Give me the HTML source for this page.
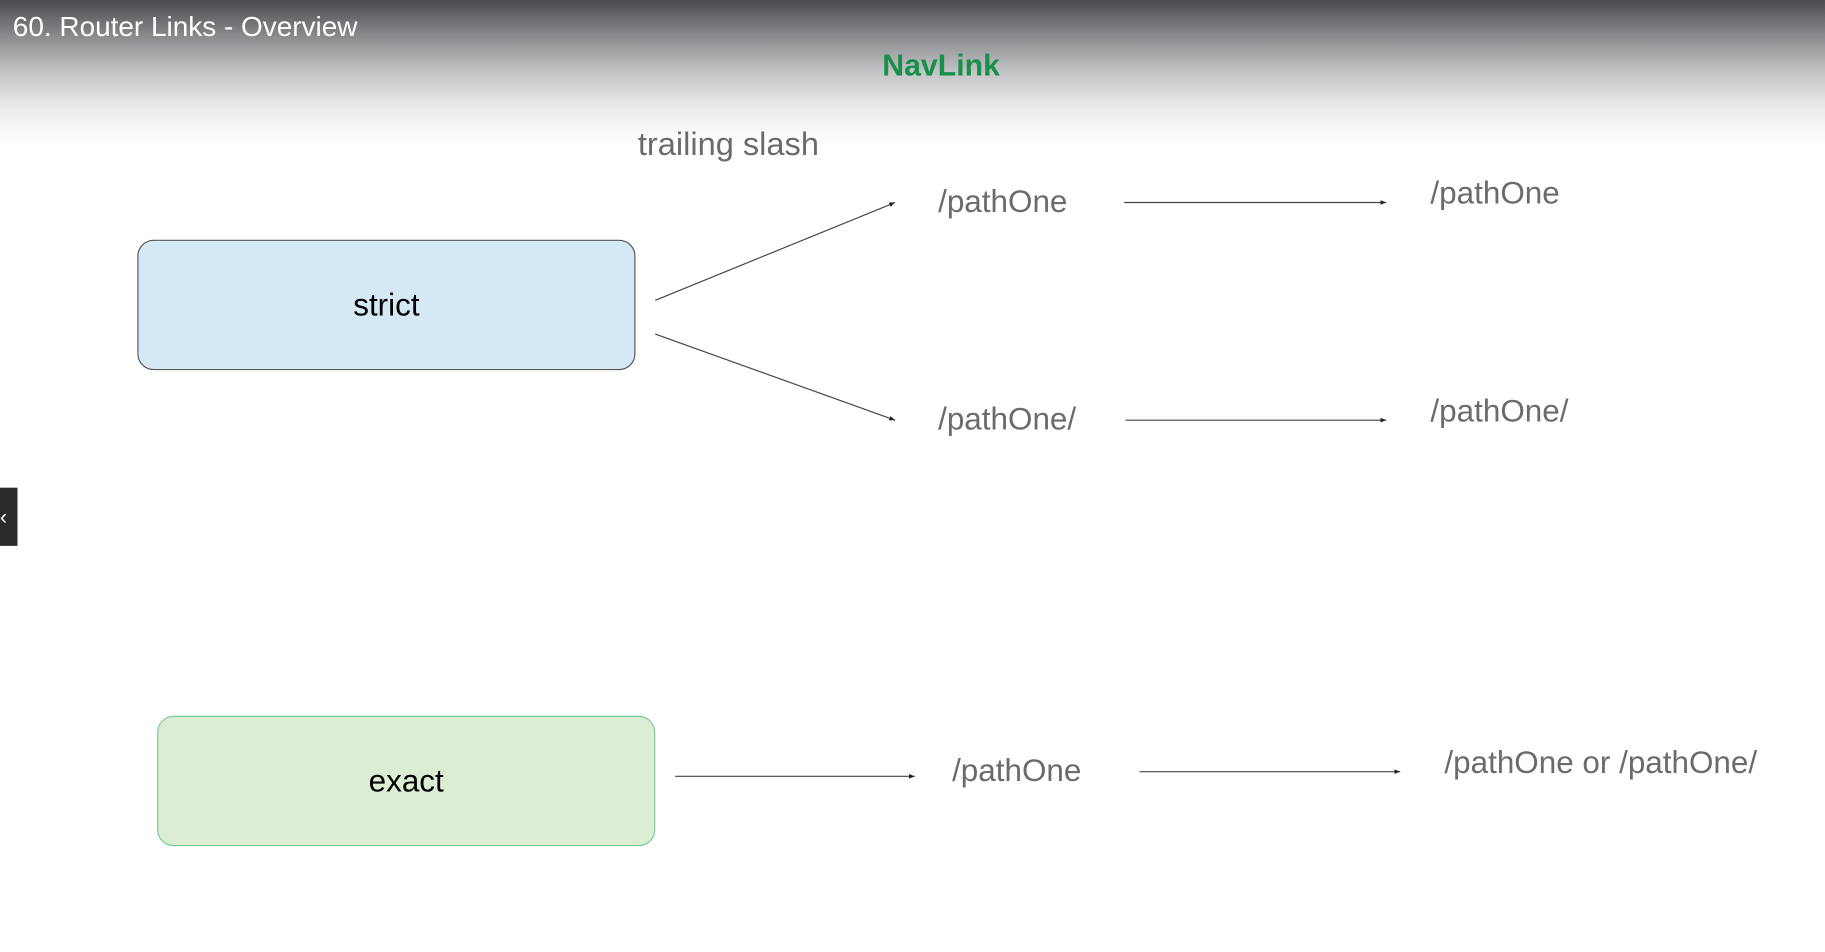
<!DOCTYPE html>
<html><head><meta charset="utf-8"><style>
html,body{margin:0;padding:0;background:#fff;overflow:hidden;width:1825px;height:952px}
#w{position:absolute;left:0;top:0;width:1568px;height:818px;transform:scale(1.16390);transform-origin:0 0;font-family:"Liberation Sans",sans-serif}
.t{position:absolute;white-space:nowrap;color:#6b6b6b;font-size:27px;line-height:1}
.box{position:absolute;border-radius:14px;box-sizing:border-box;display:flex;align-items:center;justify-content:center;font-size:27px;color:#000}
</style></head><body><div id="w">
<div style="position:absolute;left:0;top:0;width:1568px;height:125px;background:linear-gradient(#4a4b50 0%,#8a8b8e 25%,#c4c5c7 50%,#ececec 75%,#fff 100%)"></div>
<div class="t" style="left:11px;top:12px;font-size:24px;color:#fff">60. Router Links - Overview</div>
<div class="t" style="left:758px;top:43px;font-size:26px;color:#17914a;font-weight:bold">NavLink</div>
<div class="t" style="left:548px;top:110px;font-size:28px">trailing slash</div>
<div class="box" style="left:118px;top:206px;width:428px;height:112px;background:#d4e9f5;border:1.5px solid #555">strict</div>
<div class="box" style="left:135px;top:615px;width:428px;height:112px;background:#dbeed3;border:1.5px solid #7cc89a">exact</div>
<svg style="position:absolute;left:0;top:0" width="1568" height="818">
<defs><marker id="a" markerWidth="6" markerHeight="4" refX="5" refY="2" orient="auto" markerUnits="userSpaceOnUse"><path d="M0,0L5,2L0,4z" fill="#222"/></marker></defs>
<g stroke="#444" stroke-width="1" marker-end="url(#a)">
<line x1="563" y1="258" x2="769" y2="174"/>
<line x1="563" y1="287" x2="769" y2="361"/>
<line x1="966" y1="174" x2="1191" y2="174"/>
<line x1="967" y1="361" x2="1191" y2="361"/>
<line x1="580" y1="667" x2="786" y2="667"/>
<line x1="979" y1="663" x2="1203" y2="663"/>
</g></svg>
<div class="t" style="left:806px;top:160px">/pathOne</div>
<div class="t" style="left:1229px;top:153px">/pathOne</div>
<div class="t" style="left:806px;top:347px">/pathOne/</div>
<div class="t" style="left:1229px;top:340px">/pathOne/</div>
<div class="t" style="left:818px;top:649px">/pathOne</div>
<div class="t" style="left:1241px;top:642px">/pathOne or /pathOne/</div>
<div style="position:absolute;left:0;top:419px;width:15px;height:50px;background:#2a2a2a;color:#fff;font-size:18px;line-height:50px">‹</div>
</div></body></html>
━━━
» **What you have to do**
Leave out the pictures and transcribe everything else exactly.

» **Answer for the task**
Give me the HTML source for this page.
<!DOCTYPE html>
<html><head><meta charset="utf-8"><style>
html,body{margin:0;padding:0;background:#fff;overflow:hidden;width:1825px;height:952px}
#w{position:absolute;left:0;top:0;width:1568px;height:818px;transform:scale(1.16390);transform-origin:0 0;font-family:"Liberation Sans",sans-serif}
.t{position:absolute;white-space:nowrap;color:#6b6b6b;font-size:27px;line-height:1}
.box{position:absolute;border-radius:14px;box-sizing:border-box;display:flex;align-items:center;justify-content:center;font-size:27px;color:#000}
</style></head><body><div id="w">
<div style="position:absolute;left:0;top:0;width:1568px;height:125px;background:linear-gradient(#4a4b50 0%,#8a8b8e 25%,#c4c5c7 50%,#ececec 75%,#fff 100%)"></div>
<div class="t" style="left:11px;top:12px;font-size:24px;color:#fff">60. Router Links - Overview</div>
<div class="t" style="left:758px;top:43px;font-size:26px;color:#17914a;font-weight:bold">NavLink</div>
<div class="t" style="left:548px;top:110px;font-size:28px">trailing slash</div>
<div class="box" style="left:118px;top:206px;width:428px;height:112px;background:#d4e9f5;border:1.5px solid #555">strict</div>
<div class="box" style="left:135px;top:615px;width:428px;height:112px;background:#dbeed3;border:1.5px solid #7cc89a">exact</div>
<svg style="position:absolute;left:0;top:0" width="1568" height="818">
<defs><marker id="a" markerWidth="6" markerHeight="4" refX="5" refY="2" orient="auto" markerUnits="userSpaceOnUse"><path d="M0,0L5,2L0,4z" fill="#222"/></marker></defs>
<g stroke="#444" stroke-width="1" marker-end="url(#a)">
<line x1="563" y1="258" x2="769" y2="174"/>
<line x1="563" y1="287" x2="769" y2="361"/>
<line x1="966" y1="174" x2="1191" y2="174"/>
<line x1="967" y1="361" x2="1191" y2="361"/>
<line x1="580" y1="667" x2="786" y2="667"/>
<line x1="979" y1="663" x2="1203" y2="663"/>
</g></svg>
<div class="t" style="left:806px;top:160px">/pathOne</div>
<div class="t" style="left:1229px;top:153px">/pathOne</div>
<div class="t" style="left:806px;top:347px">/pathOne/</div>
<div class="t" style="left:1229px;top:340px">/pathOne/</div>
<div class="t" style="left:818px;top:649px">/pathOne</div>
<div class="t" style="left:1241px;top:642px">/pathOne or /pathOne/</div>
<div style="position:absolute;left:0;top:419px;width:15px;height:50px;background:#2a2a2a;color:#fff;font-size:18px;line-height:50px">‹</div>
</div></body></html>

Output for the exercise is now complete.